Gericht: Landesarbeitsgericht Schleswig-Holstein
Beschluss verkündet am 16.01.2003
Aktenzeichen: 5 Ta 218/02
Rechtsgebiete: ArbGG, ZPO


Vorschriften:

ArbGG § 51 Abs. 1 Satz 2
ZPO § 141 Abs. 3 Satz 1
ZPO § 380
1. Ein Ordnungsgeldbeschluss gegen eine zu einem Kammertermin ordnungsgemäß persönlich geladene Partei, die nicht erschienen ist, muss durch die vollbesetzte Kammer ergehen. Nach §§ 51 Abs. 1 ArbGG, 141 Abs. 3 ZPO entscheidet "das Gericht", im Kammertermin mithin unter Mitwirkung der ehrenamtlichen Richter, ob die Voraussetzungen zur Verhängung eines Ordnungsgeldes vorliegen.

2. Dies schließt indessen nicht aus, dass die vollbesetzte Kammer bei Ausbleiben der persönlich geladenen Partei im Kammertermin es dem Vorsitzenden überlässt, z.B. für den Fall ungenügender Entschuldigung der Partei, nach der mündlichen Kammerverhandlung einen Ordnungsgeldbeschluss zu erlassen. Außerhalb der mündlichen Verhandlung erfolgt die Verhängung eines Ordnungsgeldes regelmäßig durch den Vorsitzenden allein, § 53 ArbGG.

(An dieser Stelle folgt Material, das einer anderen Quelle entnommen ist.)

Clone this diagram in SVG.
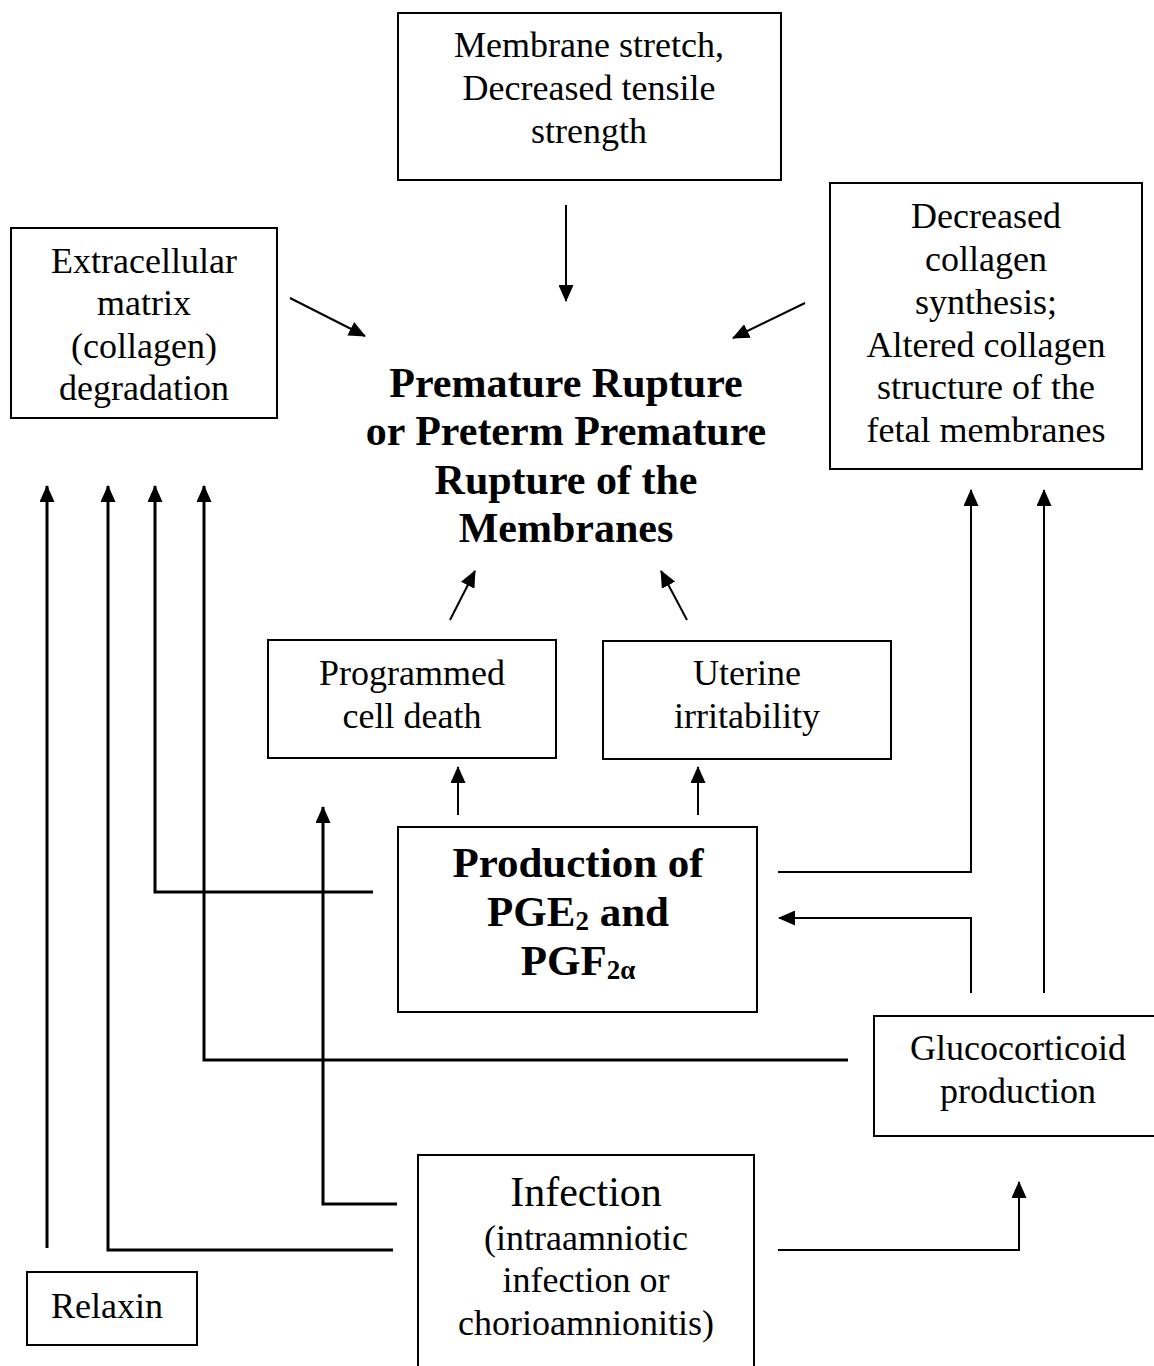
<svg xmlns="http://www.w3.org/2000/svg" width="1154" height="1366" viewBox="0 0 1154 1366">
<style>
.box{fill:#fff;stroke:#000;stroke-width:2}
.t{font-family:"Liberation Serif","Times New Roman",serif;font-size:36px;text-anchor:middle;fill:#000}
.b{font-family:"Liberation Serif","Times New Roman",serif;font-size:42px;font-weight:bold;text-anchor:middle;fill:#000}
.c{fill:none;stroke:#000;stroke-width:2}
.k{fill:none;stroke:#000;stroke-width:3}
</style>
<defs>
<marker id="ah" markerUnits="userSpaceOnUse" markerWidth="17" markerHeight="15" viewBox="0 0 17 15" refX="16" refY="7.5" orient="auto">
<path d="M0,0 L17,7.5 L0,15 Z" fill="#000"/>
</marker>
</defs>
<rect width="1154" height="1366" fill="#fff"/>

<g id="membrane-stretch">
<rect class="box" x="398" y="13" width="383" height="167"/>
<text class="t" x="589" y="57">Membrane stretch,</text>
<text class="t" x="589" y="100">Decreased tensile</text>
<text class="t" x="589" y="143">strength</text>
</g>

<g id="extracellular">
<rect class="box" x="11" y="228" width="266" height="190"/>
<text class="t" x="144" y="273">Extracellular</text>
<text class="t" x="144" y="315">matrix</text>
<text class="t" x="144" y="358">(collagen)</text>
<text class="t" x="144" y="400">degradation</text>
</g>

<g id="decreased-collagen">
<rect class="box" x="830" y="183" width="312" height="286"/>
<text class="t" x="986" y="228">Decreased</text>
<text class="t" x="986" y="271">collagen</text>
<text class="t" x="986" y="314">synthesis;</text>
<text class="t" x="986" y="357">Altered collagen</text>
<text class="t" x="986" y="399">structure of the</text>
<text class="t" x="986" y="442">fetal membranes</text>
</g>

<g id="prom">
<text class="b" x="566" y="397">Premature Rupture</text>
<text class="b" x="566" y="445">or Preterm Premature</text>
<text class="b" x="566" y="494">Rupture of the</text>
<text class="b" x="566" y="542">Membranes</text>
</g>

<g id="programmed-cell-death">
<rect class="box" x="268" y="640" width="288" height="118"/>
<text class="t" x="412" y="685">Programmed</text>
<text class="t" x="412" y="728">cell death</text>
</g>

<g id="uterine-irritability">
<rect class="box" x="603" y="641" width="288" height="118"/>
<text class="t" x="747" y="685">Uterine</text>
<text class="t" x="747" y="728">irritability</text>
</g>

<g id="production">
<rect class="box" x="398" y="827" width="359" height="185"/>
<text class="b" x="578" y="877" style="font-size:43px">Production of</text>
<text class="b" x="578" y="926" style="font-size:43px">PGE<tspan style="font-size:27px" dy="4">2</tspan><tspan dy="-4"> and</tspan></text>
<text class="b" x="578" y="975" style="font-size:43px">PGF<tspan style="font-size:27px" dy="4">2α</tspan></text>
</g>

<g id="glucocorticoid">
<rect class="box" x="874" y="1016" width="290" height="120"/>
<text class="t" x="1018" y="1060">Glucocorticoid</text>
<text class="t" x="1018" y="1103">production</text>
</g>

<g id="infection">
<rect class="box" x="418" y="1155" width="336" height="230"/>
<text class="t" x="586" y="1206" style="font-size:42px">Infection</text>
<text class="t" x="586" y="1250">(intraamniotic</text>
<text class="t" x="586" y="1292">infection or</text>
<text class="t" x="586" y="1335">chorioamnionitis)</text>
</g>

<g id="relaxin">
<rect class="box" x="27" y="1272" width="170" height="73"/>
<text class="t" x="107" y="1318">Relaxin</text>
</g>

<g id="connectors">
<path class="c" d="M566,205 L566,301" marker-end="url(#ah)"/>
<path class="c" d="M290,298 L365,336" marker-end="url(#ah)"/>
<path class="c" d="M805,303 L733,338" marker-end="url(#ah)"/>
<path class="c" d="M450,620 L475,571" marker-end="url(#ah)"/>
<path class="c" d="M687,620 L661,571" marker-end="url(#ah)"/>
<path class="c" d="M458,815 L458,767" marker-end="url(#ah)"/>
<path class="c" d="M698,815 L698,767" marker-end="url(#ah)"/>
<path class="k" d="M47,1248 L47,486" marker-end="url(#ah)"/>
<path class="k" d="M393,1250 L108,1250 L108,486" marker-end="url(#ah)"/>
<path class="k" d="M373,892 L155,892 L155,486" marker-end="url(#ah)"/>
<path class="k" d="M848,1060 L204,1060 L204,486" marker-end="url(#ah)"/>
<path class="k" d="M397,1204 L323,1204 L323,807" marker-end="url(#ah)"/>
<path class="c" d="M778,872 L971,872 L971,490" marker-end="url(#ah)"/>
<path class="c" d="M971,993 L971,918 L779,918" marker-end="url(#ah)"/>
<path class="c" d="M1044,993 L1044,490" marker-end="url(#ah)"/>
<path class="c" d="M778,1250 L1019,1250 L1019,1182" marker-end="url(#ah)"/>
</g>
</svg>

3. Die Rechtfertigung für die Verhängung eines Ordnungsgeldes liegt allein darin, dass die gerichtliche Sachaufklärung pflichtwidrig behindert und somit der Fortgang des Verfahrens wegen des Ausbleibens der Partei vereitelt wird (Erzwingungscharakter).

4. Die Verhängung eines Ordnungsgeldes scheidet aus, wenn das Gericht ungeachtet der Abwesenheit der persönlich geladenen Partei den Rechtsstreit durch Protokollierung eines Prozessvergleichs oder Erlass eines Urteils beendet.

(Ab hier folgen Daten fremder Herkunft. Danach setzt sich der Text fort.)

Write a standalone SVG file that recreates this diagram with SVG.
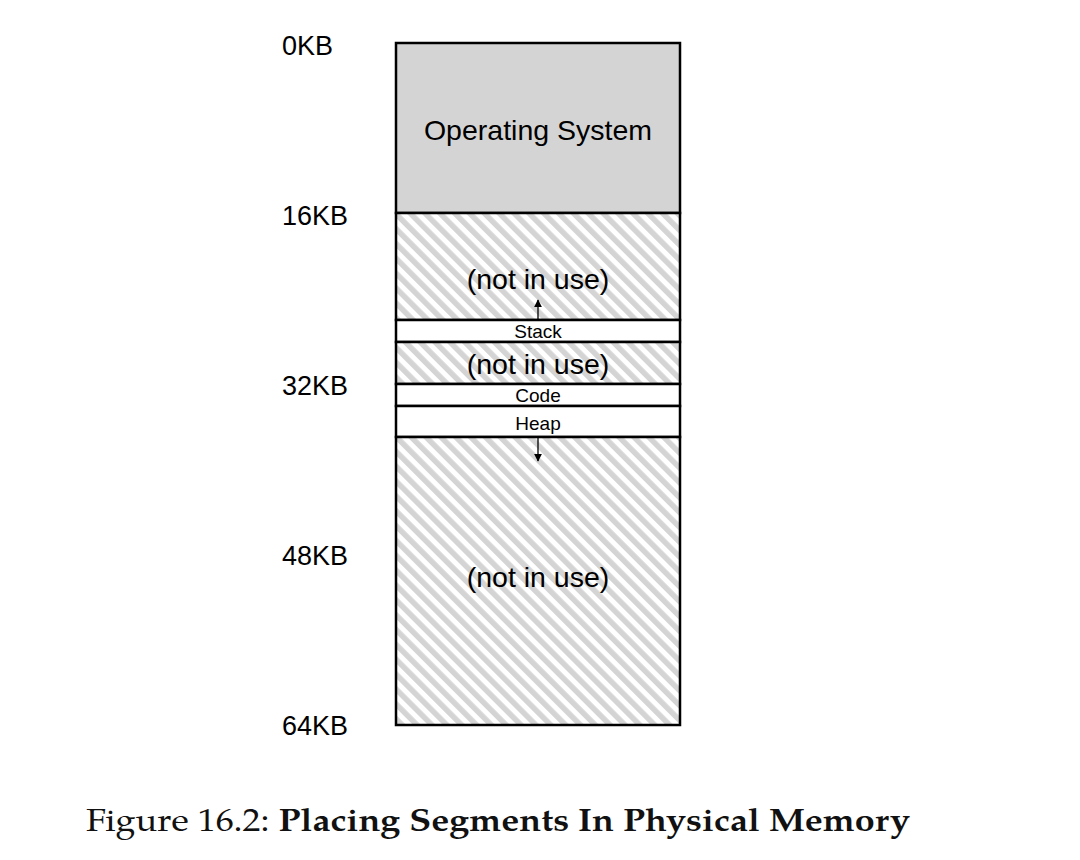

Landesarbeitsgericht Schleswig-Holstein Beschluss

Aktenzeichen: 5 Ta 218/02

Verkündet am 16.01.2003

In der Rechtssache

hat die 5. Kammer des Landesarbeitsgerichts Schleswig-Holstein am 16.01.2003 durch die Vorsitzende Richterin am Landesarbeitsgericht Otten-Ewer als Vorsitzende

beschlossen:

Tenor:

Auf die sofortige Beschwerde der Beklagten wird der Ordnungsgeld-Beschluss des Arbeitsgerichts Lübeck vom 04.11.2002 - 6 Ca 336/02 - aufgehoben.

Gründe:

I.

In dem Hauptsacheverfahren streiten die Parteien darum; ob zwischen ihnen ein Arbeitsverhältnis oder freies Dienstverhältnis begründet worden ist, gleichzeitig wendet sich die Klägerin gegen den Ausspruch mehrerer Kündigungen. Mit Urteil vom 29.10.2002 hat das Arbeitsgericht der Statusklage der Klägerin sowie dessen Kündigungsschutzanträgen stattgegeben und deren Zahlungsklage abgewiesen. Beide Parteien haben gegen dieses Urteil Berufung eingelegt (5 Sa 532/02).

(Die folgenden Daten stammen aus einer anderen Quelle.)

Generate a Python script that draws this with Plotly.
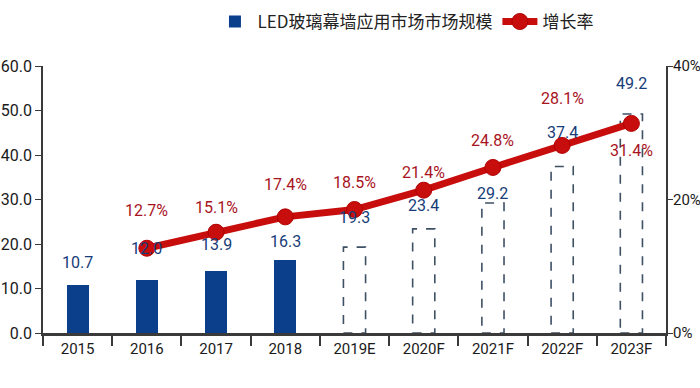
import plotly.graph_objects as go

categories = ["2015", "2016", "2017", "2018", "2019E", "2020F", "2021F", "2022F", "2023F"]
market_size = [10.7, 12.0, 13.9, 16.3, 19.3, 23.4, 29.2, 37.4, 49.2]
is_forecast = [False, False, False, False, True, True, True, True, True]
growth_cats = ["2016", "2017", "2018", "2019E", "2020F", "2021F", "2022F", "2023F"]
growth_rate = [12.7, 15.1, 17.4, 18.5, 21.4, 24.8, 28.1, 31.4]
left_ticks = [0, 10, 20, 30, 40, 50, 60]
right_ticks = [0, 20, 40]

# label placement (pixels above the mark)
bar_label_shift = [23, 31, 27, 19, 30, 23, 10, 34, 31]
rate_label_shift = [38, 25, 32, 27, 18, 27, 47, -27]

NAVY = "#0b3f8c"
RED = "#c80d0d"
LABEL_RED = "#a8141e"
LABEL_BLUE = "#173d78"
AXIS = "#3a3a3a"
NUM_FONT = "Roboto, Liberation Sans, sans-serif"
BAR_W = 0.32

fig = go.Figure()

hist_x = [c for c, f in zip(categories, is_forecast) if not f]
hist_y = [v for v, f in zip(market_size, is_forecast) if not f]
fc_x = [c for c, f in zip(categories, is_forecast) if f]
fc_y = [v for v, f in zip(market_size, is_forecast) if f]

fig.add_trace(go.Bar(
    x=hist_x, y=hist_y, name="LED玻璃幕墙应用市场市场规模",
    marker=dict(color=NAVY, line=dict(width=0)), width=BAR_W,
))
fig.add_trace(go.Bar(
    x=fc_x, y=fc_y, showlegend=False,
    marker=dict(color="rgba(0,0,0,0)", line=dict(width=0)), width=BAR_W,
))

# dashed outlines for forecast bars
for i, (v, f) in enumerate(zip(market_size, is_forecast)):
    if f:
        fig.add_shape(type="rect", xref="x", yref="y",
                      x0=i - BAR_W / 2, x1=i + BAR_W / 2, y0=0, y1=v,
                      line=dict(color="#3e5064", width=1.6, dash="dash"),
                      fillcolor="white", layer="below")

fig.add_trace(go.Scatter(
    x=growth_cats, y=[g / 100 for g in growth_rate], yaxis="y2",
    name="增长率", mode="lines+markers",
    line=dict(color=RED, width=7),
    marker=dict(color=RED, size=16, line=dict(color="#b00000", width=1)),
))

for i, (v, s) in enumerate(zip(market_size, bar_label_shift)):
    fig.add_annotation(x=i, y=v, xref="x", yref="y", text=f"{v:.1f}",
                       showarrow=False, yshift=s, yanchor="middle",
                       font=dict(family=NUM_FONT, size=16, color=LABEL_BLUE))

for c, g, s in zip(growth_cats, growth_rate, rate_label_shift):
    i = categories.index(c)
    fig.add_annotation(x=i, y=g / 100, xref="x", yref="y2", text=f"{g:.1f}%",
                       showarrow=False, yshift=s, yanchor="middle",
                       font=dict(family=NUM_FONT, size=16, color=LABEL_RED))

# right-axis tick labels
for t in right_ticks:
    fig.add_annotation(x=1, y=t / 100, xref="paper", yref="y2", text=f"{t}%",
                       showarrow=False, xanchor="left", yanchor="middle",
                       xshift=5, font=dict(family=NUM_FONT, size=15, color="#1a1a1a"))

fig.update_layout(
    width=700, height=388,
    margin=dict(l=43, r=34, t=66, b=55, autoexpand=False),
    plot_bgcolor="white", paper_bgcolor="white",
    barmode="overlay",
    bargap=0,
    legend=dict(orientation="h", x=0.272, y=1.165, xanchor="left", yanchor="middle",
                font=dict(family="Noto Sans CJK SC", size=17, color="#222"),
                itemwidth=35, bgcolor="rgba(0,0,0,0)"),
    xaxis=dict(type="category", categoryorder="array", categoryarray=categories,
               range=[-0.5, len(categories) - 0.5], automargin=False,
               showline=True, linecolor=AXIS, linewidth=3,
               ticks="outside", tickson="boundaries", ticklen=10, tickwidth=1.5,
               tickcolor=AXIS, showgrid=False,
               tickfont=dict(family=NUM_FONT, size=15, color="#1a1a1a")),
    yaxis=dict(range=[0, 60], tickvals=left_ticks, automargin=False,
               ticktext=[f"{t:.1f}" for t in left_ticks],
               showline=True, linecolor=AXIS, linewidth=1.5,
               ticks="outside", ticklen=6, tickcolor=AXIS, showgrid=False,
               zeroline=False,
               tickfont=dict(family=NUM_FONT, size=16, color="#1a1a1a")),
    yaxis2=dict(range=[0, 0.4], overlaying="y", side="right", automargin=False,
                tickvals=[t / 100 for t in right_ticks],
                showticklabels=False,
                showline=True, linecolor=AXIS, linewidth=1.5,
                ticks="outside", ticklen=5, tickcolor=AXIS, showgrid=False,
                zeroline=False),
)

fig.write_html("out.html", config={"displayModeBar": False},
               post_script="document.body.style.margin='0';document.body.style.padding='0';")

Mit der Ladungsverfügung vom 28.08.2002 zum Kammertermin vom 29.10.2002 hatte das Arbeitsgericht das persönliche Erscheinen der Klägerin sowie des Geschäftsführers der Beklagten, Herrn J... W..., "zur Aufklärung des Sachverhalts und zur gütlichen Einigung" angeordnet. Trotz ordnungsgemäßer Ladung erschien der persönlich geladene Geschäftsführer W... nicht zum Kammertermin am 29.10.2002. Der Beklagtenvertreter vermochte sich im Kammertermin nicht zu der Behauptung der Klägerin, dass es ihr aufgrund Einführung einer neuen EDV-Anlage nicht möglich sei, von zu Hause aus zu arbeiten, zu erklären. Einen vom Gericht unterbreiteten Vergleichsvorschlag war er nur bereit unter Widerrufsvorbehalt abzuschließen. Am Schluss des Sitzungstages verkündete das Arbeitsgericht das im Wesentlichen stattgebende Urteil vom 20.10.2002.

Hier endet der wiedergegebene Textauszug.